2. A binary star system is observed. The orbital period is P = 17.28 years, and the semimajor axis, in angular units, is 0.44". The distance to the system is 22 pc (recall that 1 pc = 206,265 AU). The distance from star 1 to the center of mass of the system is 0.273 of the total distance between the two stars. What are the masses of the individual stars? Solar units are fine. (Hint: You'll have to use the small-angle approximation to convert the semimajor axis into linear units. Also, note that the ratio of distances from the center of mass gives you the ratio of the masses of the two stars.)

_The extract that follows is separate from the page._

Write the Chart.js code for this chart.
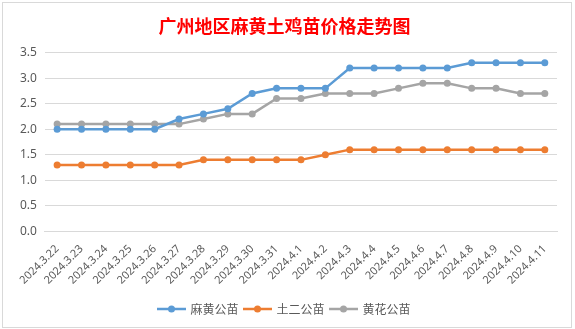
<!DOCTYPE html>
<html>
<head>
<meta charset="utf-8">
<script src="https://cdn.jsdelivr.net/npm/chart.js@4"></script>
<style>
  body { margin: 0; background: #fff; }
  #box {
    position: absolute; left: 2px; top: 2px;
    width: 568px; height: 324px;
    border: 1px solid #d9d9d9;
  }
</style>
</head>
<body>
<div id="box"><canvas id="priceChart" width="568" height="324"></canvas></div>
<script>
// dates on the x axis
const dates = [
  "2024.3.22", "2024.3.23", "2024.3.24", "2024.3.25", "2024.3.26", "2024.3.27",
  "2024.3.28", "2024.3.29", "2024.3.30", "2024.3.31", "2024.4.1", "2024.4.2",
  "2024.4.3", "2024.4.4", "2024.4.5", "2024.4.6", "2024.4.7", "2024.4.8",
  "2024.4.9", "2024.4.10", "2024.4.11"
];

// prices per series
const mahuang = [2.0, 2.0, 2.0, 2.0, 2.0, 2.2, 2.3, 2.4, 2.7, 2.8, 2.8, 2.8, 3.2, 3.2, 3.2, 3.2, 3.2, 3.3, 3.3, 3.3, 3.3];
const tuer = [1.3, 1.3, 1.3, 1.3, 1.3, 1.3, 1.4, 1.4, 1.4, 1.4, 1.4, 1.5, 1.6, 1.6, 1.6, 1.6, 1.6, 1.6, 1.6, 1.6, 1.6];
const huanghua = [2.1, 2.1, 2.1, 2.1, 2.1, 2.1, 2.2, 2.3, 2.3, 2.6, 2.6, 2.7, 2.7, 2.7, 2.8, 2.9, 2.9, 2.8, 2.8, 2.7, 2.7];

const yTicks = [0, 0.5, 1, 1.5, 2, 2.5, 3, 3.5];

// legend marker: short line with a dot in the middle
function legendMark(color) {
  const c = document.createElement("canvas");
  c.width = 29;
  c.height = 10;
  const g = c.getContext("2d");
  g.strokeStyle = color;
  g.lineWidth = 2.5;
  g.beginPath();
  g.moveTo(0, 5);
  g.lineTo(29, 5);
  g.stroke();
  g.fillStyle = color;
  g.beginPath();
  g.arc(14.5, 5, 3.5, 0, Math.PI * 2);
  g.fill();
  return c;
}

function makeSeries(label, data, color) {
  return {
    label: label,
    data: data,
    borderColor: color,
    backgroundColor: color,
    borderWidth: 2.5,
    pointRadius: 3.5,
    pointHoverRadius: 3.5,
    pointBorderWidth: 0,
    tension: 0,
    legendMark: legendMark(color),
  };
}

const ctx = document.getElementById("priceChart").getContext("2d");
new Chart(ctx, {
  type: "line",
  data: {
    labels: dates,
    datasets: [
      makeSeries("麻黄公苗", mahuang, "#5B9BD5"),
      makeSeries("土二公苗", tuer, "#ED7D31"),
      makeSeries("黄花公苗", huanghua, "#A5A5A5"),
    ],
  },
  options: {
    responsive: false,
    animation: false,
    layout: { padding: { left: 9, right: 14, top: 8, bottom: 2 } },
    plugins: {
      title: {
        display: true,
        text: "广州地区麻黄土鸡苗价格走势图",
        color: "#FF0000",
        font: { family: "'Noto Sans CJK SC'", size: 18, weight: "bold" },
        padding: { top: 4, bottom: 16 },
      },
      legend: {
        position: "bottom",
        labels: {
          color: "#595959",
          font: { family: "'Noto Sans CJK SC'", size: 12 },
          usePointStyle: true,
          pointStyleWidth: 26,
          generateLabels: (chart) =>
            Chart.defaults.plugins.legend.labels.generateLabels(chart).map((l, i) => ({
              ...l,
              pointStyle: chart.data.datasets[i].legendMark,
            })),
          boxWidth: 26,
          padding: 6,
        },
      },
      tooltip: { enabled: false },
    },
    scales: {
      x: {
        offset: true,
        grid: { display: false },
        border: { color: "#d9d9d9" },
        afterFit: (scale) => {
          scale.height += 7;
        },
        ticks: {
          color: "#595959",
          font: { family: "'Noto Sans'", size: 11 },
          minRotation: 45,
          maxRotation: 45,
          autoSkip: false,
        },
      },
      y: {
        min: 0,
        max: 3.5,
        afterBuildTicks: (scale) => {
          scale.ticks = yTicks.map((v) => ({ value: v }));
        },
        grid: { color: "#d9d9d9", drawTicks: false },
        border: { display: false },
        ticks: {
          color: "#595959",
          font: { family: "'Noto Sans'", size: 12 },
          padding: 8,
          callback: (v) => v.toFixed(1),
        },
      },
    },
  },
});
</script>
</body>
</html>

3. Suppose a star has a luminosity of 780 times the solar luminosity, and its spectrum shows a wavelength of maximum emission of 1074Å. What is the radius of the star, in both basic units (meters) and in solar units?
4. The energy needed to ionize a hydrogen atom (from its ground state) is 2.18 X10^-18 J. What wavelength of photon does this energy correspond to? What kind of telescope is needed to observe at that wavelength? How fast would an electron have to be moving to have this much kinetic energy, so that it could cause collisional ionization?
5. The Rydberg formula for the spectral lines of hydrogen is
1/lambda = R(1/n^2 - 1/m^2), n = 1, 2, 3, ...; m = n+1, n+2, ...∞.
The value of R is R = 1.097 X 10^5 cm-1. Calculate the wavelengths of the first three lines and the ionization limit (m = ∞) for the Paschen (n = 3) and the Brackett (n = 4) series. Express all wavelengths in Å.